Dairy farming has been a god send for medium-sized Irish farms, according to Teagasc Director Gerry Boyle.

Speaking to Agriland this week, he said the best option for any medium-sized farm in Ireland is dairying. “The core issue is sustainability, in the broader sense of the term. There has to be an income for farms and well-managed dairy farms can return an income. Dairying is the best option for medium-sized farms, no question about it.”

He said that where motivation is there, for a person with a young family, dairying presents the best option, even with price volatility. However, he said dairy farms still have to be managed efficiently and the best one-person operation is an 85-cow herd. “It’s not an easy life and you’d need milking relief, but it is sustainable as a one-person operation.”

Once operations go above the 120-cow mark, he said, the issues change from being technical to management. However, he said this will lead to greater specialisation which is an ‘exciting prospect’. “In the medium-to-longer term there are huge opportunities for dry stock farmers to take on contract heifer rearing.”

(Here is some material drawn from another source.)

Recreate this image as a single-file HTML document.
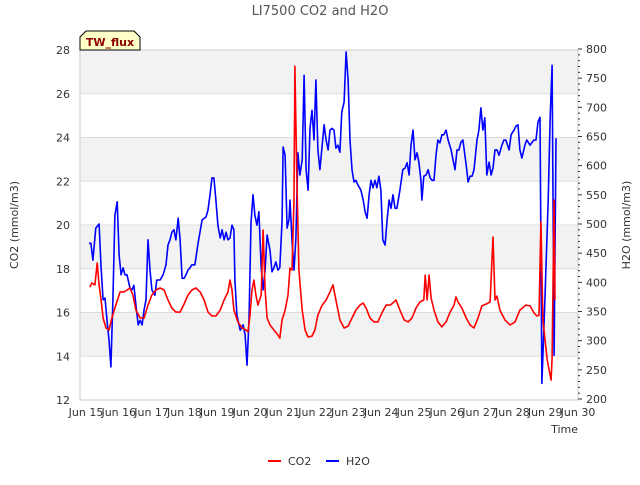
<!DOCTYPE html>
<html><head><meta charset="utf-8"><style>
body{margin:0;background:#fff;font-family:"Liberation Sans","DejaVu Sans",sans-serif}
svg text{font-family:"DejaVu Sans","Liberation Sans",sans-serif}
</style></head><body>
<svg id="chart" width="640" height="480" xmlns="http://www.w3.org/2000/svg">
<text x="320" y="15" text-anchor="middle" font-size="13" fill="#555">LI7500 CO2 and H2O</text>
<g id="bands"></g><g id="grid"></g>
<rect x="80" y="50" width="498" height="350" fill="none" stroke="#ccc"/>
<g id="axes"></g>
<g id="series"></g>
<text transform="translate(18,225) rotate(-90)" text-anchor="middle" font-size="11" fill="#333">CO2 (mmol/m3)</text>
<text transform="translate(630,225) rotate(-90)" text-anchor="middle" font-size="11" fill="#333">H2O (mmol/m3)</text>
<text x="578" y="433" text-anchor="end" font-size="11" fill="#333">Time</text>
<g>
<path d="M80,50 L80,37 L86,31 L134,31 L140,37 L140,50 Z" fill="#ffffc8" stroke="#000" stroke-width="1"/>
<text x="110" y="46" text-anchor="middle" font-size="11" font-weight="bold" fill="#8b0000">TW_flux</text>
</g>
<g>
<g><line x1="268" y1="461" x2="281" y2="461" stroke="#f00" stroke-width="2"/><text x="288" y="465" font-size="11" fill="#333">CO2</text></g>
<g><line x1="326" y1="461" x2="339" y2="461" stroke="#00f" stroke-width="2"/><text x="346" y="465" font-size="11" fill="#333">H2O</text></g>
</g>
</svg>
<script>
const co2Times=[15.12,15.18,15.27,15.34,15.40,15.46,15.52,15.61,15.70,15.79,15.91,16.04,16.16,16.25,16.34,16.43,16.52,16.65,16.77,16.89,17.01,17.13,17.26,17.38,17.50,17.62,17.74,17.87,17.99,18.11,18.23,18.35,18.48,18.60,18.72,18.84,18.96,19.09,19.21,19.33,19.39,19.45,19.51,19.63,19.76,19.88,19.94,20.00,20.06,20.12,20.18,20.24,20.34,20.40,20.46,20.52,20.61,20.73,20.85,20.91,20.98,21.07,21.16,21.22,21.28,21.34,21.37,21.43,21.49,21.59,21.68,21.77,21.89,21.98,22.07,22.20,22.32,22.44,22.53,22.62,22.74,22.87,22.99,23.11,23.23,23.35,23.45,23.54,23.66,23.78,23.90,24.02,24.15,24.27,24.39,24.45,24.57,24.70,24.82,24.94,25.06,25.18,25.30,25.34,25.40,25.46,25.52,25.61,25.73,25.85,25.98,26.10,26.22,26.28,26.34,26.46,26.59,26.71,26.83,26.95,27.07,27.20,27.32,27.41,27.47,27.53,27.62,27.77,27.93,28.08,28.23,28.41,28.54,28.66,28.75,28.81,28.87,28.93,29.06,29.18,29.21,29.27,29.30];
const co2Values=[17.16,17.35,17.26,18.26,17.26,16.57,15.75,15.29,15.2,15.75,16.34,16.94,16.94,17.03,17.12,16.8,16.11,15.75,15.75,16.34,16.8,17.03,17.12,17.03,16.57,16.2,16.02,16.02,16.39,16.8,17.03,17.12,16.94,16.57,16.02,15.84,15.84,16.11,16.57,16.94,17.48,17.03,16.11,15.57,15.29,15.2,15.11,15.88,17.03,17.48,16.8,16.34,16.8,19.77,17.03,15.75,15.43,15.2,14.97,14.83,15.66,16.11,16.8,18.03,17.94,21.14,27.26,22.05,17.94,16.11,15.2,14.88,14.92,15.2,15.88,16.34,16.57,16.94,17.26,16.57,15.66,15.29,15.38,15.75,16.11,16.34,16.43,16.2,15.75,15.57,15.57,15.98,16.34,16.34,16.48,16.57,16.11,15.66,15.57,15.75,16.2,16.48,16.57,17.71,16.57,17.71,16.66,16.11,15.57,15.34,15.57,16.02,16.34,16.71,16.48,16.2,15.75,15.43,15.29,15.75,16.3,16.39,16.48,19.45,16.57,16.75,16.11,15.66,15.43,15.57,16.11,16.34,16.3,15.98,15.84,15.88,20.14,15.66,13.83,12.91,13.92,21.14,16.57];
const h2oTimes=[15.09,15.15,15.21,15.30,15.40,15.46,15.52,15.58,15.64,15.70,15.76,15.82,15.88,15.95,16.01,16.07,16.13,16.19,16.25,16.34,16.40,16.46,16.52,16.59,16.65,16.71,16.77,16.83,16.89,16.95,17.01,17.10,17.16,17.26,17.35,17.44,17.50,17.56,17.62,17.68,17.74,17.81,17.87,17.93,17.99,18.05,18.11,18.17,18.23,18.32,18.41,18.54,18.66,18.72,18.78,18.84,18.90,18.96,19.02,19.09,19.15,19.21,19.27,19.33,19.39,19.45,19.51,19.54,19.60,19.70,19.79,19.85,19.88,19.91,19.97,20.03,20.09,20.15,20.21,20.27,20.34,20.40,20.46,20.52,20.61,20.67,20.73,20.79,20.85,20.91,20.98,21.01,21.07,21.13,21.19,21.22,21.28,21.34,21.40,21.46,21.52,21.59,21.65,21.71,21.77,21.83,21.89,21.95,22.01,22.07,22.13,22.20,22.26,22.32,22.38,22.44,22.50,22.56,22.62,22.68,22.74,22.80,22.87,22.93,22.99,23.05,23.11,23.17,23.23,23.29,23.38,23.45,23.51,23.57,23.63,23.69,23.75,23.81,23.87,23.93,23.99,24.05,24.12,24.18,24.24,24.30,24.36,24.42,24.48,24.57,24.66,24.73,24.79,24.85,24.91,24.97,25.03,25.09,25.15,25.21,25.24,25.30,25.37,25.43,25.49,25.55,25.61,25.67,25.73,25.79,25.85,25.91,25.98,26.04,26.13,26.19,26.25,26.31,26.37,26.43,26.49,26.59,26.65,26.71,26.77,26.83,26.92,26.98,27.04,27.10,27.16,27.22,27.29,27.35,27.41,27.47,27.53,27.59,27.68,27.74,27.80,27.90,27.96,28.05,28.11,28.17,28.23,28.29,28.38,28.44,28.54,28.60,28.66,28.72,28.78,28.84,28.90,28.99,29.09,29.15,29.21,29.27,29.33];
const h2oValues=[467,467,438,493,500,425,370,373,335,301,255,370,515,538,447,413,425,413,413,390,387,395,361,327,335,327,353,370,473,421,387,378,404,404,413,430,464,473,486,490,473,510,473,407,407,413,421,425,430,430,464,507,512,524,550,579,579,541,498,476,490,473,486,473,476,498,490,404,344,318,327,310,284,258,335,502,550,515,498,521,425,387,421,481,455,418,425,435,421,425,507,632,618,493,507,541,473,421,476,622,584,610,755,593,558,664,695,644,747,627,593,635,670,644,627,661,664,661,630,635,623,692,709,795,747,644,593,572,575,567,558,541,521,510,550,575,562,575,562,582,558,473,464,507,541,527,550,527,527,558,593,596,605,584,635,661,610,622,606,575,541,582,584,593,579,575,575,618,644,639,653,653,661,644,627,610,593,627,627,640,644,601,572,582,582,593,644,661,699,661,682,584,606,584,596,627,627,618,635,644,644,627,653,661,668,670,627,613,635,644,635,640,644,644,675,683,227,370,541,678,772,275,647];
const xTickDays=[14,15,16,17,18,19,20,21,22,23,24,25,26,27,28,29,30];
const co2Ticks=[12,14,16,18,20,22,24,26,28];
const h2oTicks=[200,250,300,350,400,450,500,550,600,650,700,750,800];

const NS='http://www.w3.org/2000/svg';
const X0=86, DAY=32.8;
function xScale(d){return X0+(d-15)*DAY;}
function yCO2(v){return 400-(v-12)*(350/16);}
function yH2O(v){return 399-(v-200)*(350/600);}
function mk(tag,attrs,parent){const e=document.createElementNS(NS,tag);for(const k in attrs)e.setAttribute(k,attrs[k]);parent.appendChild(e);return e;}
const bands=document.getElementById('bands'),grid=document.getElementById('grid'),axes=document.getElementById('axes'),series=document.getElementById('series');
for(let i=0;i<co2Ticks.length-1;i++){
  if(i%2===1){
    const r=mk('rect',{x:80,y:yCO2(co2Ticks[i+1]),width:498,height:yCO2(co2Ticks[i])-yCO2(co2Ticks[i+1]),fill:'#f2f2f2'},bands);
    
    
  }
}
co2Ticks.forEach(v=>{
  const l=mk('line',{x1:80,x2:578,y1:yCO2(v),y2:yCO2(v),stroke:'#ddd'},grid);
  
  
  const t=mk('text',{x:70,y:yCO2(v)+4,'text-anchor':'end','font-size':11,fill:'#333'},axes);
  t.textContent=v;
  
  
});
h2oTicks.forEach(v=>{
  const t=mk('text',{x:586,y:yH2O(v)+4,'font-size':11,fill:'#333'},axes);
  t.textContent=v;
  
  
  mk('line',{x1:578,x2:582,y1:yH2O(v),y2:yH2O(v),stroke:'#333'},axes);
});
for(let v=210;v<800;v+=10){if(v%50)mk('line',{x1:578,x2:580,y1:yH2O(v),y2:yH2O(v),stroke:'#333'},axes);}
xTickDays.forEach((d,i)=>{
  const x=xScale(d);
  if(x<60)return;
  const t=mk('text',{x:x,y:416,'text-anchor':'middle','font-size':11,fill:'#333'},axes);
  t.textContent='Jun '+d;
  
  
});
function line(times,vals,ys,color,name){
  const d=times.map((t,i)=>(i?'L':'M')+xScale(t).toFixed(1)+','+ys(vals[i]).toFixed(1)).join('');
  const p=mk('path',{d:d,fill:'none',stroke:color,'stroke-width':1.6,'stroke-linejoin':'round'},series);
  
  
}
line(h2oTimes,h2oValues,yH2O,'#0000ff','h2o-line');
line(co2Times,co2Values,yCO2,'#ff0000','co2-line');
</script>
</body></html>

Beef farming, on the other hand, he said has always been a difficult sector. Pointing back as far as 1974, he said the sector has always been cyclical and is a challenging sector all over the world – not just in Ireland. “It’s a low margin business and you have people involved in beef for a variety of reasons.” For some, he said, it’s a transition from other enterprises, many dairy farmers have been involved in beef as they may have had spare land. However, he said it’s very difficult to make simple comparisons between beef and dairy farms.

“Without the Single Farm Payment (SFP) or the part-time job, there is a better work-life balance in beef than in dairying the investment is less. But to make an income you need to be as efficient an operator as a dairy farm and have a very large farm size. If you don’t have those you will need an off farm job to supplement your income and you will be reliant on the SFP.”

Apart form a very small group of people, around 10% of beef farmers, it has been a marginal activity, he says.

“Our message inside the farm gate is to push efficiency. “Even with a reasonably sized farm, 40-50ha at the moment, with current prices and top efficiency, the income level is about €12,000, before a SFP.

“Clearly if you were taking a rational decision you might say ‘why am I doing this?’, but if you can achieve this outcome, or close to it, with an off-farm job,then that’s a different proposition altogether.”